Richmond-Edward’s work has garnered the attention of art critics including in the Washington Post and the Huffington Post’s “Black Artists: 30 Contemporary Art Makers Under 40 You Should Know”. Jamea has exhibited her artwork nationally and internationally including the Delaware Art Museum Centennial Exhibition, Wilmington, Delaware; Rush Arts Corridor Gallery, Brooklyn, NY; Parish Gallery, Washington, D.C. and Galerie Myrtis, Baltimore, Maryland. Her works are in the permanent collection of private collectors across the country and the Embassy of the United States in Dakar, Senegal.

Richmond-Edwards will be at PCA&D this afternoon working with the students from McCaskey High school and tomorrow working with the students from the school District of Lancaster’s middle schools.

PCA&D’s annual Mosaic Project exhibition, is a multicultural exhibition and educational program for students and families in Lancaster County.  The 2016 Mosaic Project exhibition features Christian Robinson’s storytelling with illustration and animation and Jamea Richmond-Edwards’ repertoire of portraits of black women drawn using ink and graphite.

The other artist for this year’s Mosaic Project, Christian Robinson will visit and given an artist talk on October 28th.
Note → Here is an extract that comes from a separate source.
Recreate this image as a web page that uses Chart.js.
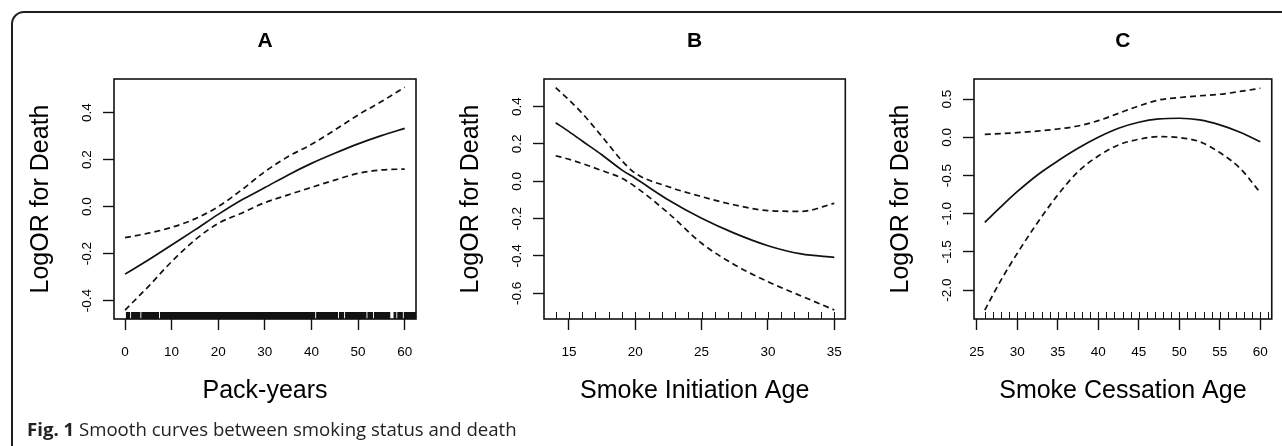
<!DOCTYPE html>
<html>
<head>
<meta charset="utf-8">
<script src="https://cdn.jsdelivr.net/npm/chart.js@4.4.1/dist/chart.umd.min.js"></script>
<style>
  html, body { margin: 0; padding: 0; width: 1282px; height: 446px; overflow: hidden; background: #fff; }
  #card { position: absolute; left: 11px; top: 11px; width: 1320px; height: 500px; border: 2px solid #1e1e1e; border-radius: 13px; box-sizing: border-box; }
  .panel { position: absolute; top: 0; height: 420px; }
  #caption { position: absolute; left: 27px; top: 417px; font-family: "Open Sans", "Noto Sans", sans-serif; font-size: 18.6px; line-height: 24px; color: #222; white-space: nowrap; }
  #caption b { font-weight: 700; }
</style>
</head>
<body>
<div id="card"></div>
<div class="panel" style="left:0px;width:430px;"><canvas id="cA" width="430" height="420"></canvas></div>
<div class="panel" style="left:430px;width:430px;"><canvas id="cB" width="430" height="420"></canvas></div>
<div class="panel" style="left:860px;width:422px;"><canvas id="cC" width="422" height="420"></canvas></div>
<div id="caption"><b>Fig. 1</b> Smooth curves between smoking status and death</div>
<script>
// ---------- Panel A: Pack-years ----------
const xA     = [0, 5, 10, 15, 20, 25, 30, 35, 40, 45, 50, 55, 60];
const fitA   = [-0.287, -0.227, -0.163, -0.099, -0.033, 0.028, 0.081, 0.135, 0.184, 0.227, 0.267, 0.302, 0.333];
const upperA = [-0.132, -0.113, -0.088, -0.052, 0.000, 0.071, 0.149, 0.213, 0.265, 0.326, 0.390, 0.447, 0.508];
const lowerA = [-0.440, -0.340, -0.234, -0.142, -0.071, -0.028, 0.017, 0.050, 0.082, 0.113, 0.142, 0.156, 0.160];
// rug: ranges of pack-years densely covered by observations
const rugRangesA = [[0.2, 1.1], [1.3, 3.3], [3.5, 7.3], [7.5, 40.8], [41.0, 45.7], [45.9, 47.0], [47.2, 51.8], [52.0, 53.2], [53.4, 56.9], [57.6, 58.2], [58.4, 59.6], [59.8, 62.4]];
const xTicksA = [0, 10, 20, 30, 40, 50, 60];
const yTicksA = [-0.4, -0.2, 0.0, 0.2, 0.4];

// ---------- Panel B: Smoke initiation age ----------
const xB     = [14, 15, 16, 17.5, 19, 20, 22.5, 25, 27.5, 30, 32.5, 35];
const fitB   = [0.314, 0.266, 0.216, 0.141, 0.060, 0.016, -0.100, -0.198, -0.279, -0.345, -0.389, -0.407];
const upperB = [0.502, 0.436, 0.364, 0.239, 0.110, 0.043, -0.029, -0.082, -0.127, -0.157, -0.161, -0.118];
const lowerB = [0.137, 0.118, 0.095, 0.057, 0.016, -0.029, -0.171, -0.332, -0.448, -0.538, -0.614, -0.689];
const rugB   = [14, 15, 16, 17, 18, 19, 20, 21, 22, 23, 24, 25, 26, 27, 28, 29, 30, 31, 32, 33, 34, 35];
const xTicksB = [15, 20, 25, 30, 35];
const yTicksB = [-0.6, -0.4, -0.2, 0.0, 0.2, 0.4];

// ---------- Panel C: Smoke cessation age ----------
const xC     = [26, 28, 30, 32.5, 35, 37.5, 40, 42.5, 45, 47.5, 50, 52.5, 55, 57.5, 60];
const fitC   = [-1.114, -0.908, -0.712, -0.493, -0.310, -0.144, 0.000, 0.118, 0.197, 0.240, 0.249, 0.227, 0.162, 0.066, -0.057];
const upperC = [0.039, 0.048, 0.061, 0.082, 0.109, 0.148, 0.218, 0.314, 0.410, 0.489, 0.520, 0.543, 0.563, 0.600, 0.642];
const lowerC = [-2.262, -1.869, -1.520, -1.118, -0.755, -0.450, -0.245, -0.100, -0.026, 0.009, -0.004, -0.057, -0.200, -0.406, -0.725];
const rugC   = [26, 27, 28, 29, 30, 31, 32, 33, 34, 35, 36, 37, 38, 39, 40, 41, 42, 43, 44, 45, 46, 47, 48, 49, 50, 51, 52, 53, 54, 55, 56, 57, 58, 59, 60, 61];
const xTicksC = [25, 30, 35, 40, 45, 50, 55, 60];
const yTicksC = [-2.0, -1.5, -1.0, -0.5, 0.0, 0.5];

const FONT = '"Liberation Sans", Arial, Helvetica, sans-serif';
const INK = '#111';

const boxPlugin = {
  id: 'plotBox',
  afterDatasetsDraw(chart) {
    const {ctx, chartArea: a} = chart;
    ctx.save();
    ctx.strokeStyle = INK;
    ctx.lineWidth = 1.6;
    ctx.strokeRect(a.left, a.top, a.right - a.left, a.bottom - a.top);
    ctx.restore();
  }
};

const panelTitlePlugin = {
  id: 'panelTitle',
  afterDraw(chart, args, opts) {
    const {ctx, chartArea: a} = chart;
    ctx.save();
    ctx.fillStyle = '#000';
    ctx.font = 'bold 21px ' + FONT;
    ctx.textAlign = 'center';
    ctx.textBaseline = 'alphabetic';
    ctx.fillText(opts.text, (a.left + a.right) / 2, 47);
    ctx.restore();
  }
};

const rugPlugin = {
  id: 'rug',
  afterDatasetsDraw(chart, args, opts) {
    const {ctx, chartArea: a} = chart;
    const xs = chart.scales.x;
    ctx.save();
    ctx.fillStyle = INK;
    ctx.strokeStyle = INK;
    ctx.lineWidth = 1;
    const h = 7;
    (opts.ranges || []).forEach(([s, e]) => {
      const p0 = xs.getPixelForValue(s), p1 = xs.getPixelForValue(e);
      ctx.fillRect(p0, a.bottom - h, Math.max(1, p1 - p0), h);
    });
    (opts.values || []).forEach(v => {
      const p = Math.round(xs.getPixelForValue(v)) + 0.5;
      ctx.beginPath();
      ctx.moveTo(p, a.bottom);
      ctx.lineTo(p, a.bottom - h);
      ctx.stroke();
    });
    ctx.restore();
  }
};

function pts(xs, ys) { return xs.map((x, i) => ({x: x, y: ys[i]})); }

function makeChart(id, cfg) {
  const ds = (data, dashed) => ({
    data: data,
    borderColor: INK,
    borderWidth: 1.7,
    borderDash: dashed ? [6, 4] : [],
    pointRadius: 0,
    fill: false,
    cubicInterpolationMode: 'monotone'
  });
  return new Chart(document.getElementById(id), {
    type: 'line',
    data: {
      datasets: [
        ds(pts(cfg.x, cfg.fit), false),
        ds(pts(cfg.x, cfg.upper), true),
        ds(pts(cfg.x, cfg.lower), true)
      ]
    },
    options: {
      responsive: false,
      animation: false,
      events: [],
      layout: { padding: { left: 0, right: cfg.padRight, top: 79, bottom: 0 } },
      plugins: {
        legend: { display: false },
        tooltip: { enabled: false },
        title: { display: false },
        panelTitle: { text: cfg.title },
        rug: { ranges: cfg.rugRanges || [], values: cfg.rugValues || [] }
      },
      scales: {
        x: {
          type: 'linear', position: 'bottom',
          min: cfg.xmin, max: cfg.xmax,
          afterBuildTicks: s => { s.ticks = cfg.xTicks.map(v => ({value: v})); },
          afterFit: s => { s.height = 420 - 319; },
          ticks: {
            autoSkip: false, maxRotation: 0, minRotation: 0, color: '#000',
            font: { family: FONT, size: 13.5 }, padding: 13.9,
            callback: v => String(v)
          },
          grid: { drawOnChartArea: false, drawTicks: true, tickLength: 11, tickColor: INK, tickWidth: 1.4 },
          border: { display: false },
          title: {
            display: true, text: cfg.xTitle, color: '#000',
            font: { family: FONT, size: 25, lineHeight: 1.2 },
            padding: { top: 0, bottom: 14 }
          }
        },
        y: {
          type: 'linear', position: 'left',
          min: cfg.ymin, max: cfg.ymax,
          afterBuildTicks: s => { s.ticks = cfg.yTicks.map(v => ({value: v})); },
          afterFit: s => { s.width = 114; },
          ticks: {
            autoSkip: false, minRotation: 90, maxRotation: 90, crossAlign: 'center', color: '#000',
            font: { family: FONT, size: 13.5 }, padding: 4.2,
            callback: v => Number(v).toFixed(1)
          },
          grid: { drawOnChartArea: false, drawTicks: true, tickLength: 11, tickColor: INK, tickWidth: 1.4 },
          border: { display: false },
          title: {
            display: true, text: 'LogOR for Death', color: '#000',
            font: { family: FONT, size: 25, lineHeight: 1.2 },
            padding: { top: 26, bottom: 0 }
          }
        }
      }
    },
    plugins: [boxPlugin, rugPlugin, panelTitlePlugin]
  });
}

makeChart('cA', {
  title: 'A', xTitle: 'Pack-years',
  x: xA, fit: fitA, upper: upperA, lower: lowerA,
  rugRanges: rugRangesA,
  xmin: -2.36, xmax: 62.42, ymin: -0.478, ymax: 0.543,
  xTicks: xTicksA, yTicks: yTicksA, padRight: 14
});
makeChart('cB', {
  title: 'B', xTitle: 'Smoke Initiation Age',
  x: xB, fit: fitB, upper: upperB, lower: lowerB,
  rugValues: rugB,
  xmin: 13.12, xmax: 35.83, ymin: -0.7376, ymax: 0.548,
  xTicks: xTicksB, yTicks: yTicksB, padRight: 14.7
});
makeChart('cC', {
  title: 'C', xTitle: 'Smoke Cessation Age',
  x: xC, fit: fitC, upper: upperC, lower: lowerC,
  rugValues: rugC,
  xmin: 24.67, xmax: 61.41, ymin: -2.378, ymax: 0.763,
  xTicks: xTicksC, yTicks: yTicksC, padRight: 6.7
});
</script>
</body>
</html>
Christian Robinsonis an illustrator who likes to tell stories with pictures, making a living as an illustrator and animator in San Francisco.  He’s worked with Pixar Animation Studios, The Sesame Street Workshop and illustrated a number of award winning picture books including Josephine by Patricia Hruby Powell (Chronicle), which won a Coretta Scott King Illustrator Honor, a Robert F. Sibert Honor; and Gaston by Kenny di Pucchio (Athenum), which was named a Best Book of 2014 by Horn Book, Kirkus, and Amazon.  His latest book, Last Stop on Market Street by Matt de la Pena (G. P. Putnam’s Sons), is a New York Times bestseller.